Even Michelin-starred chefs are in on this tactic. Here in Chicago, three-star Michelin chef Curtis Duffy has opened up a virtual concept called Reve Burger, the backwards spelling of “Ever,” the name of Duffy’s brick-and-mortar restaurant. Reve sells burgers, chicken tenders, and fries, and the new brand helped keep Ever afloat when all indoor dining was banned for a stretch of time.

Michael Mina, also a Michelin-starred chef, turned his San Francisco Japanese restaurant Pabu into a space for his first virtual brand: Tokyo Hot Chicken, a concept that sells Japanese-inspired fried chicken and sides.
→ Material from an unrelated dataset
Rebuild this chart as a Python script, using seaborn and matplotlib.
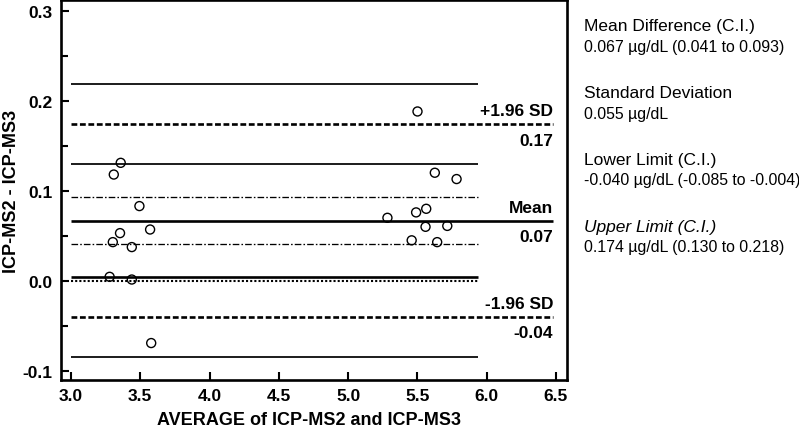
import matplotlib
matplotlib.use("Agg")
import matplotlib.pyplot as plt
import seaborn as sns
import numpy as np
import pandas as pd

# ---------------- data ----------------
avg = [5.501, 3.359, 3.309, 5.626, 5.783, 3.494, 5.564, 5.491, 5.284, 3.354,
       3.571, 5.559, 5.716, 3.302, 3.439, 5.459, 5.643, 3.279, 3.439, 3.579]
diff = [0.188, 0.131, 0.118, 0.120, 0.113, 0.083, 0.080, 0.076, 0.070, 0.053,
        0.057, 0.060, 0.061, 0.043, 0.0375, 0.045, 0.043, 0.0045, 0.0015, -0.069]

mean_diff = 0.067
mean_ci = [0.041, 0.093]
upper_limit = 0.174
upper_ci = [0.130, 0.218]
lower_limit = -0.040
lower_ci = [-0.085, 0.004]   # as drawn in the reference
zero_line = 0.0

label_names = ["+1.96 SD", "Mean", "-1.96 SD"]
label_values = ["0.17", "0.07", "-0.04"]

x_ticks = [3.0, 3.5, 4.0, 4.5, 5.0, 5.5, 6.0, 6.5]
y_ticks = [-0.1, 0.0, 0.1, 0.2, 0.3]

info_lines = [
    ("Mean Difference (C.I.)", "0.067 \u00b5g/dL (0.041 to 0.093)", "normal"),
    ("Standard Deviation", "0.055 \u00b5g/dL", "normal"),
    ("Lower Limit (C.I.)", "-0.040 \u00b5g/dL (-0.085 to -0.004)", "normal"),
    ("Upper Limit (C.I.)", "0.174 \u00b5g/dL (0.130 to 0.218)", "italic"),
]

line_start = 3.0
ci_end = 5.938
limit_end = 6.48

# ---------------- style ----------------
sns.set_theme(style="white")
plt.rcParams["font.family"] = ["Liberation Sans", "DejaVu Sans"]
plt.rcParams["text.color"] = "black"
plt.rcParams["axes.labelcolor"] = "black"
plt.rcParams["xtick.color"] = "black"
plt.rcParams["ytick.color"] = "black"

fig = plt.figure(figsize=(7.99, 4.31), dpi=100)
ax = fig.add_axes([61 / 799, 50 / 431, 506 / 799, 380 / 431])

df = pd.DataFrame({"avg": avg, "diff": diff})

thin = 1.25
thick = 1.9

# CI lines (thin solid)
ax.hlines([upper_ci[1], upper_ci[0], lower_ci[0]], line_start, ci_end,
          colors="black", linewidth=thin)
ax.hlines([lower_ci[1]], line_start, ci_end, colors="black", linewidth=thick)
# mean CI (dash-dot)
ax.hlines(mean_ci, line_start, ci_end, colors="black", linewidth=0.95,
          linestyles=[(0, (5, 1.6, 1.2, 1.6))])
# zero (dotted)
ax.hlines([zero_line], line_start, ci_end, colors="black", linewidth=1.5,
          linestyles=[(0, (1, 1))])
# limits (thick dashed) and mean (thick solid)
ax.hlines([upper_limit, lower_limit], line_start, limit_end, colors="black",
          linewidth=thick, linestyles=[(0, (2.2, 1.0))])
ax.hlines([mean_diff], line_start, limit_end, colors="black", linewidth=thick)

sns.scatterplot(data=df, x="avg", y="diff", ax=ax, marker="o", s=42,
                facecolor="none", edgecolor="black", linewidth=1.0, zorder=5)

# labels on the right of lines
for name, val, lvl in zip(label_names, label_values,
                          [upper_limit, mean_diff, lower_limit]):
    ax.annotate(name, xy=(limit_end, lvl), xytext=(0, 9.5),
                textcoords="offset points", ha="right", va="center",
                fontsize=12.5, fontweight="bold", color="black")
    ax.annotate(val, xy=(limit_end, lvl), xytext=(0, -11.5),
                textcoords="offset points", ha="right", va="center",
                fontsize=12.5, fontweight="bold", color="black")

ax.set_xlim(2.928, 6.58)
ax.set_ylim(-0.110, 0.3117)
ax.set_xticks(x_ticks)
ax.set_xticklabels([f"{t:.1f}" for t in x_ticks])
ax.set_yticks(y_ticks)
ax.set_yticklabels([f"{t:.1f}" for t in y_ticks])
ax.set_yticks(np.arange(-0.1, 0.31, 0.05), minor=True)

ax.tick_params(axis="both", which="major", direction="in", length=6,
               width=1.5, color="black", labelcolor="black", labelsize=12.5, pad=6)
ax.tick_params(axis="y", which="minor", direction="in", length=5,
               width=1.5, color="black", left=True)
ax.tick_params(axis="x", which="major", bottom=True)
ax.tick_params(axis="y", which="major", left=True)
for lab in ax.get_xticklabels() + ax.get_yticklabels():
    lab.set_fontweight("bold")

for sp in ax.spines.values():
    sp.set_linewidth(1.9)
    sp.set_color("black")
    sp.set_visible(True)

ax.set_xlabel("AVERAGE of ICP-MS2 and ICP-MS3", fontsize=13, fontweight="bold",
              color="black")
ax.set_ylabel("ICP-MS2 - ICP-MS3", fontsize=13, fontweight="bold", color="black")
ax.xaxis.set_label_coords(0.49, -0.082)
ax.yaxis.set_label_coords(-0.082, 0.5)

# info text on the right
tx = 584 / 799
y0 = 27
for i, (title, value, style) in enumerate(info_lines):
    yt = y0 + i * 66.7
    fig.text(tx, 1 - yt / 431, title, fontsize=12.5, fontstyle=style,
             va="center", ha="left", color="black")
    fig.text(tx, 1 - (yt + 20.5) / 431, value, fontsize=11.4,
             va="center", ha="left", color="black")

fig.savefig("out.png", dpi=100)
Mina also sells burgers now from the same space under the brand Bourbon Burger Bar, making use of Pabu’s charcoal grill.

“We probably wouldn’t revamp the kitchen at Pabu to do pizza,” he said. “But cooking burgers on a grill, that works.”

Some large brands insist that they’re being transparent about their virtual operations, but that’s not always apparent to the consumer. A marketing professional from St. Louis, Kim Kelley, ordered $34 in food from virtual brand Burger Den earlier this month, but later found out that it was made at a Denny’s location.

“I feel like they were being a tad deceitful,” Kelly said. “If I’m going to waste $10 on delivery and service fees, I may as well keep it local.”

So, here’s our periodic reminder: if you’re looking to order delivery and you see a fresh new logo pop up in your delivery app, do some sleuthing. You might find that, for example, It’s Just Wings isn’t just wings—it’s another name for your local Chili’s.